Nvidia (NVDA -0.24%) dominates the market for AI accelerators. The company's powerful data center GPUs have made the AI boom possible, and the stock has exploded since ChatGPT kicked off the AI revolution.

While Nvidia is still growing and generating massive profits, some cracks in the AI growth story are starting to emerge. While it's impossible to predict the future, there are multiple reasons to believe that Nvidia stock could plunge as the AI industry matures. Here are three of them.

Image source: Getty Images.

1. Generative AI projects are just not working out

Businesses big and small are testing out generative AI for a wide variety of purposes. AI assistants can help employees work more efficiently. AI coding tools can boost programmer productivity; AI chatbots can handle customer service tasks. Back-office processes can be automated by AI agents. The list goes on.

The only problem is that many of these projects aren't delivering results. A recent report from MIT found that an incredible 95% of generative AI pilots initiated by businesses failed to produce positive results. It's not that AI technology isn't useful -- it certainly is. The issue is that businesses seem to be struggling to translate AI investments into meaningful revenue increases or cost reductions.

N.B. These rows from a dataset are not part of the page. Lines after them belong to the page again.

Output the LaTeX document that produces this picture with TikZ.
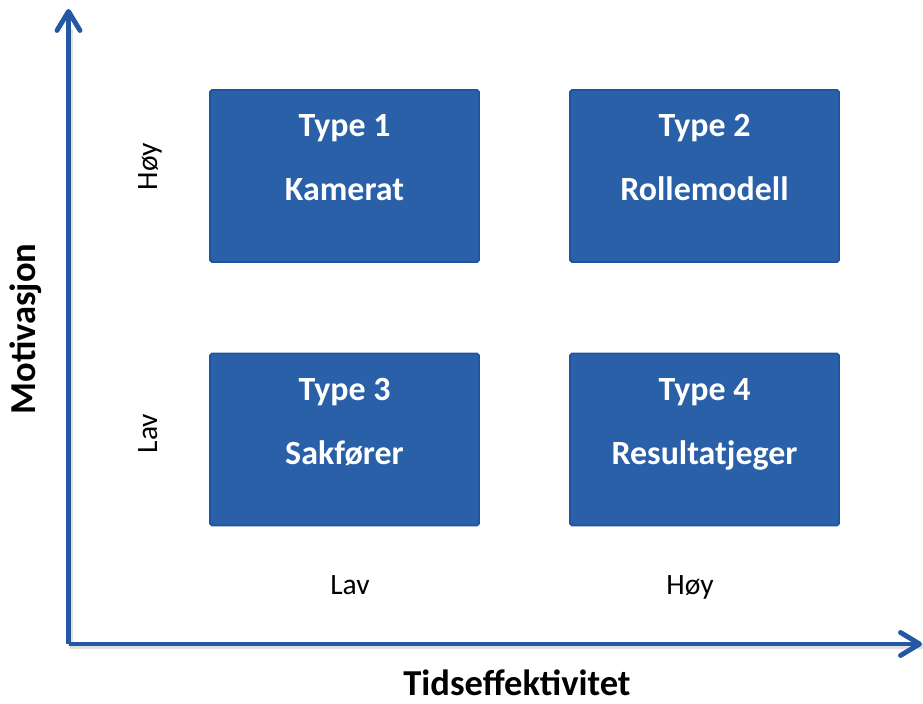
\documentclass[tikz,border=0pt]{standalone}
\usepackage{fontspec}
\setmainfont{Carlito}
\usepackage{tikz}
\usetikzlibrary{calc, arrows.meta, positioning}
\definecolor{boxblue}{RGB}{41,96,168}
\definecolor{boxedge}{RGB}{31,84,158}
\definecolor{axisblue}{RGB}{36,88,164}

\begin{document}
\begin{tikzpicture}[>={Straight Barb[length=3.8mm,width=4.6mm,round]}, scale=1,
    axis/.style={draw=axisblue, line width=2.8pt, ->},
    shade/.style={draw=black, opacity=0.12, line width=3pt},
    typebox/.style={draw=boxedge, line width=1pt, fill=boxblue, rounded corners=1pt,
        minimum width=5.38cm, minimum height=3.44cm, inner sep=0pt},
    boxtext/.style={anchor=base, text=white, font=\bfseries\fontsize{19.3}{23}\selectfont},
    title/.style={anchor=base, inner sep=0pt, font=\bfseries\fontsize{20.8}{25}\selectfont},
    level/.style={anchor=base, inner sep=0pt, font=\fontsize{16.8}{20}\selectfont}]
\useasboundingbox (0,0) rectangle (18.46,14.08);
\coordinate (o) at (1.37,1.2);
\coordinate (ytip) at (1.37,13.9);
\coordinate (xtip) at (18.44,1.2);
% axes
\draw[shade] ([shift={(0.04,-0.05)}]o) -- ([shift={(0.04,-0.05)}]xtip |- o);
\draw[shade] ([shift={(0.04,-0.05)}]o) -- ([shift={(0.04,0)}]o |- 0,13.5);
\draw[axis] (o) -- (ytip);
\draw[axis] (o) -- (xtip);

\foreach \x/\y/\n/\name in {6.89/10.56/1/Kamerat, 14.09/10.56/2/Rollemodell,
    6.89/5.29/3/Sakfører, 14.09/5.29/4/Resultatjeger}{
  \node[typebox] (t\n) at (\x,\y) {};
  \node[boxtext] (t\n a) at ([yshift=0.786cm]t\n.center) {Type \n};
  \node[boxtext] (t\n b) at ([yshift=-0.494cm]t\n.center) {\name};
}

\node[title] (xlab) at (10.34,0.17) {Tidseffektivitet};
\node[title, rotate=90] (ylab) at (0.71,7.5) {Motivasjon};
\node[level] (xlow) at (7.0,2.18) {Lav};
\node[level] (xhigh) at (13.8,2.18) {Høy};
\node[level, rotate=90] (yhigh) at (3.14,10.75) {Høy};
\node[level, rotate=90] (ylow) at (3.14,5.41) {Lav};
\end{tikzpicture}
\end{document}
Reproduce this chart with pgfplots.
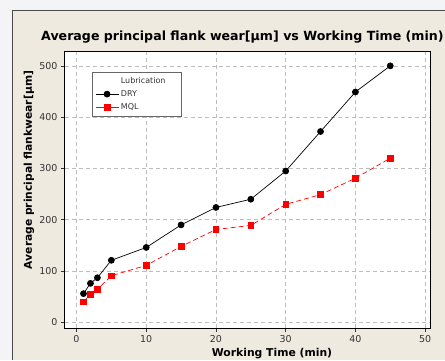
\documentclass[border=0pt]{standalone}
\usepackage{fontspec}
\setmainfont{DejaVu Sans}
\usepackage{pgfplots}
\pgfplotsset{compat=1.18}
\definecolor{panel}{RGB}{238,234,224}
\definecolor{outerbg}{RGB}{244,244,246}
\definecolor{gridc}{RGB}{190,190,190}
\begin{document}
\begin{tikzpicture}[x=1pt,y=1pt]
\useasboundingbox (0,0) rectangle (445,360);
\fill[outerbg] (0,0) rectangle (445,360);
\fill[panel] (12,0) rectangle (445,350);
\draw[black!70, line width=1pt] (12,0) -- (12,350) -- (445,350);
\node[anchor=base west, inner sep=0pt, font=\bfseries\fontsize{12.6}{14}\selectfont] at (41,319.3) {Average principal flank wear[μm] vs Working Time (min)};
\node[rotate=90, font=\bfseries\fontsize{10.7}{12}\selectfont] at (29,190) {Average principal flankwear[μm]};
\node[anchor=base, font=\bfseries\fontsize{10.8}{12}\selectfont] at (272,4) {Working Time (min)};
\begin{axis}[
  at={(65pt,32pt)}, anchor=south west,
  scale only axis, width=365pt, height=276pt,
  xmin=-1.65, xmax=50.7, ymin=-11, ymax=527,
  xtick={0,10,...,50}, ytick={0,100,...,500},
  tick align=outside, major tick length=4pt,
  tick style={black!80, line width=0.6pt},
  xtick pos=left, ytick pos=left,
  grid=major, grid style={gridc, dash pattern=on 4pt off 3pt, line width=0.6pt},
  axis line style={black, line width=1pt},
  axis background/.style={fill=white},
  ticklabel style={font=\fontsize{9.5}{10}\selectfont, text=black!80},
  /pgf/number format/assume math mode=true,
  legend style={at={(0.074,0.928)}, anchor=north west, draw=black!60, fill=white,
    font=\fontsize{8}{9}\selectfont, text=black!80, row sep=1.8pt, inner sep=3pt},
  legend cell align=left,
  legend image code/.code={\draw[mark repeat=2,mark phase=2,#1,solid] plot coordinates {(0pt,0pt) (11.5pt,0pt) (23pt,0pt)};},
]
\addlegendimage{empty legend}
\addlegendentry{Lubrication\rule{11pt}{0pt}}
\addplot[black, line width=0.7pt, mark=*, mark size=3pt] coordinates {
(1,56) (2,76) (3,87) (5,121) (10,146) (15,190) (20,224) (25,240) (30,295) (35,372) (40,449) (45,500)};
\addlegendentry{DRY}
\addplot[red, line width=0.7pt, dash pattern=on 5pt off 3pt, mark=square*, mark size=2.8pt, mark options={solid}] coordinates {
(1,40) (2,55) (3,64) (5,91) (10,111) (15,148) (20,181) (25,189) (30,230) (35,249) (40,281) (45,320)};
\addlegendentry{MQL}
\end{axis}
\end{tikzpicture}
\end{document}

AI is expensive, and if it's not producing results for a business, justifying the cost becomes impossible. As businesses start to think about returns on investment and move away from implementing AI just to keep up with the times, the immense demand for AI computing services could start to weaken. AI is useful, but it's not the answer to every problem.

For Nvidia, any slowdown in demand for its powerful data center GPUs would be a disaster for the stock. With a market capitalization above $4 trillion and a historically high price-to-sales ratio around 25, Nvidia needs to keep growing at a brisk pace. If businesses pull back on AI investments, the company's growth story would take a serious hit.

2. AI start-ups are hemorrhaging cash

The fact that so many generative AI pilots are failing is even more concerning, given the fact that AI companies, including OpenAI, are burning cash at an alarming rate. OpenAI was reportedly expecting to lose $5 billion on $3.7 billion in revenue last year. This year, the company expects to hit $20 billion in recurring revenue, but it still won't be profitable.

Even with AI companies selling their services at prices that are unsustainable, the businesses buying those services still generally aren't realizing meaningful benefits. One reason why AI companies are losing so much money is the high cost of Nvidia's GPUs. This can't go on indefinitely. OpenAI and others will need to turn a profit eventually to justify their sky-high valuations, and one path is greatly reducing the cost to train and run AI models.

While Nvidia is dominant today in the AI accelerator market, lower-cost competition will eventually come for the market leader, putting pressure on its profit margins.

3. AI models may be hitting a ceiling

AI models are still improving, but gains are slowing down. OpenAI's GPT-5 AI model was hyped up by the company, with CEO Sam Altman at one point claiming it would provide PhD-level expertise. When GPT-5 finally launched, it wasn't meaningfully better than top-tier models from other providers.

There are still plenty of opportunities to apply powerful AI models to new use cases and applications, but the models themselves may be hitting a ceiling. If that's the case, Nvidia is in for a world of pain. Nvidia's growth story depends on companies being able to justify the ever-increasing cost of training AI models. If companies can't justify increasing spending on training because the output isn't meaningfully better, a big chunk of demand for Nvidia's GPUs will take a serious hit.

No matter what happens, AI will still be an extremely useful technology that will continue to find new applications. But as businesses struggle to make AI investments pay off, AI start-ups operate with heavy losses, and AI model improvements slow down, the writing is on the wall: Nvidia's best days may very well be behind it.